Die polizeilichen Ermittlungen ins Rollen gebracht hat der Anruf eines nun 19-jährigen Zeugen, der mit seinem gleichaltrigen Kumpel zur fraglichen Zeit in einem Auto unweit des Tatorts saß. Sie hätten damals gequatscht und wollten mit Bekannten zur Nachabiturballfeier an den Bahnhof fahren.

Plötzlich habe es einen Knall gegeben, berichten beide. Ein älterer Mann sei ausgestiegen, habe das Auto angeschaut, sei wieder eingestiegen. Sie beide hätten ihn gesehen, und er sie. Einer von beide hat sich das Autokennzeichen notiert. Dann seien sie fortgefahren, aber beim Aquasol-Parkplatz haben sie angehalten, um die Lage zu beobachten. Sie sahen, dass der Mann fortgefahren sei. Dann riefen sie die Polizei an.

Verhandlung wird fortgesetzt

Beide beschreiben den Fahrer als einen älteren Mann, etwa 60 bis 70 Jahre, mit weiß-grauen Haaren und einem unrunden Gang, der allein im Fahrzeug gesessen sei. Genaueres konnten sie wegen der Entfernung (zehn bis 15 Meter) und den Lichtverhältnissen (es wurde Nacht) nicht sagen und können sich nach fast zehn Monaten auch nicht mehr haarklein erinnern.

Mit dem Bekannten des Angeklagten, der ihn zum Bahnhof gefahren und sein Auto zurück zur Stadthalle, habe er, so der Mediziner, das letzte Mal im November Kontakt gehabt.
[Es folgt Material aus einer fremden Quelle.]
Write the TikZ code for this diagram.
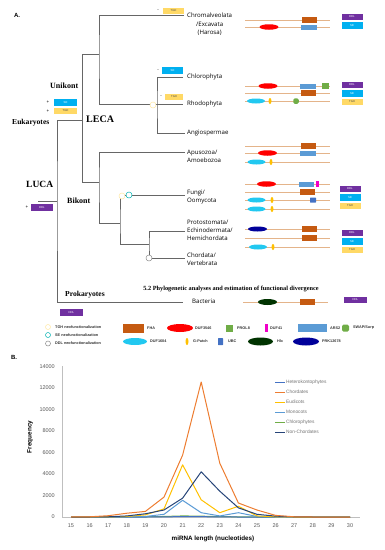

Überwiegend wohne dieser in Florida, und er habe im Frühjahr vorgehabt, zu einer Tour in Amerika aufzubrechen. Sein Bekannter sei zehn Jahre älter und etwas schlanker als er, und er hinke etwas.

Weil Staatsanwaltschaft und Gericht für ein genaues Bild dieses Falles die Aussage der Abiturientin fehlt, die für beide überraschenderweise, so der Eindruck im Gerichtssaal, die Feier verlassen und zum Bahnhof mitgefahren ist, wird die Verhandlung fortgesetzt. Termin ist der kommende Donnerstag.